The ethic of America, the stereotype of Americans and the day-to-day of American life is something that never fit well into my life. It found its way in but sits uncomfortably like a meal of cabbage and beans. Logically, ethically, the ideas of American Saurya sit in sharp contrast with those of Indian Saurya. There is, of course, a lot more going on inside both of these identities but the oil-and-water mix that they are remains. A part of this is how little my home environment was permeated by American ideas, culture and food. Norms of American child-rearing were completely alien to my parents. They drew much of their inspiration from Spock’s fantastic book, but the baseline values they carried through their lives - scholasticism, vegetarianism, frugality - were fringe values in the US when we arrived in 1997. Inside our house was still India, 1997, all the way until 2010. Honestly even now. America didn’t concern itself with breaking into our home except to drive us out of it with either rules of immigration or the inexplicable beeping smoke detector that reacted to every aromatic compound my mother used in cooking. Outside was America.
Shoes are something you take off when you enter the home. It contains traces of the outside and it tracks dirt in.
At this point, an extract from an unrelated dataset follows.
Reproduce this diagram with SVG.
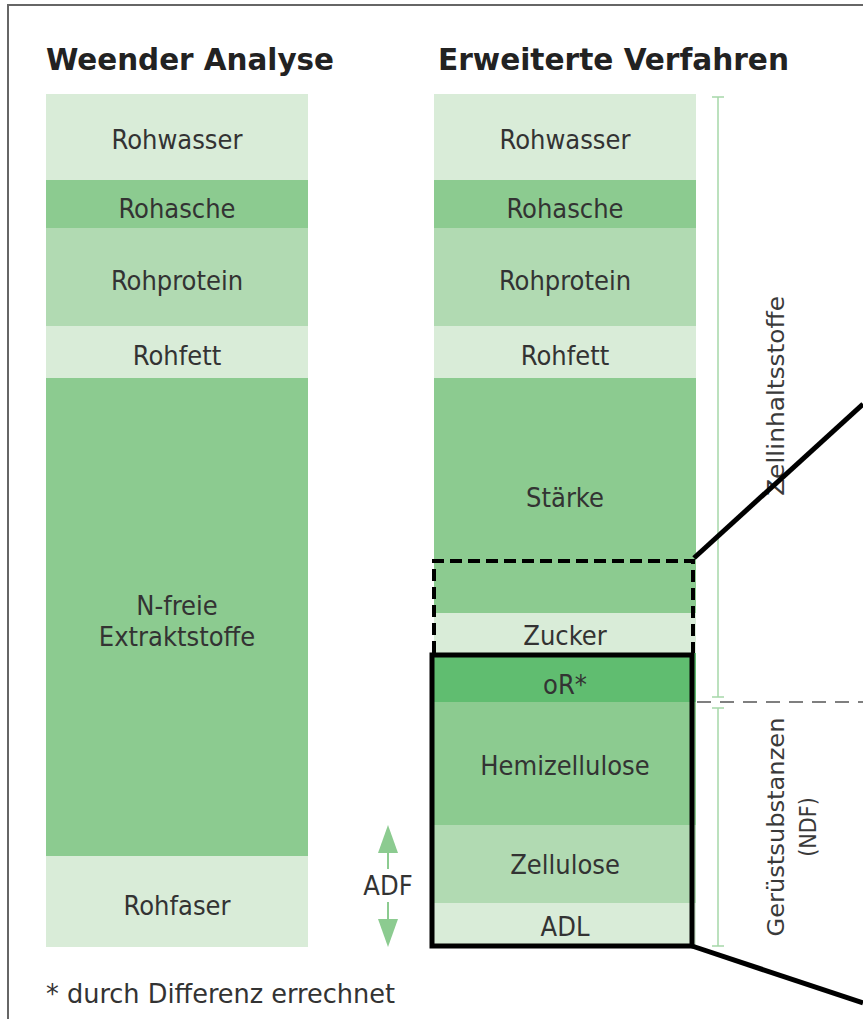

This was common knowledge and what we practice, along with millions of other Asian-American households. There is a different language you use in the home too. Words for the street, for the rough types you meet out there, don’t belong at home. Take your shoes off at the door. Leave America outside.
There is an aspect of who I am that simply cannot be shared with most people I meet! I take a lot of it off when I put on my shoes and I certainly don’t want to live in a house where I have to keep my shoes on all the time.
The first time I had a beef burger, intentionally, was in Germany. It was at the insistence of an Indian friend who grew up in Jakarta, attending an almost entirely Indian international school. Eating a burger was hip, perhaps liberating for him. The fact that I had resisted something as American as a meat sandwich named after a German city after spending most of my life in a decidedly unwoke working/middle class America was an odd feat of resistance and strength. This act, like many of my acts of stubborn strength, was one few noticed, and those that did, did not respect. A fundamentally American experience - a Five Guys burger - in Germany. No matter where you are outside, outside is America.
Gyms are sad places. There is no sun. The lighting is blue and depressing. The smell is layered - a disinfectant chosen not to smell alcoholic and astringent like a hospital, but not sweet like a five-star hotel bathroom either. Underneath that is the metal of the equipment, the plastic, rubber and sweat. Underneath all of that is America. No matter which indoor gym I’ve been to in the world, it carries the smell of America. Maybe I’m calling it smell when it’s another sense entirely - of the use of indoor space, the balance of metal to glass. I don’t know what it is, perhaps philosophy that pervades the space but I am convinced that gyms are America reduced into a sad, extremely profitable enterprise. An industrial approach to the body, a business model that only works as long as most of your clients never use your facilities, the big sell of a better self, the aspiration, the letdown. It’s all America. The gym I attend is inside a building here in Singapore, but it is somehow the most outside and the most America of anything I’ve participated in.
The outside world is a thing we must contend with. Our safe homes are only safe as long as we can supply them with food and materials for survival. The outside world is our enemy in much the same way that a tornado is an enemy for the corn farmer. The farmer might view it as a battle of the wills, but the wind has no agency. It seeks nothing and wants nothing. It doesn’t destroy out of malice, and it cannot be called cruel, cold or indifferent. America is much the same thing. It is a tornado and you can never prepare your house for its power, but you can survive it as long as you know its coming. It’s coming.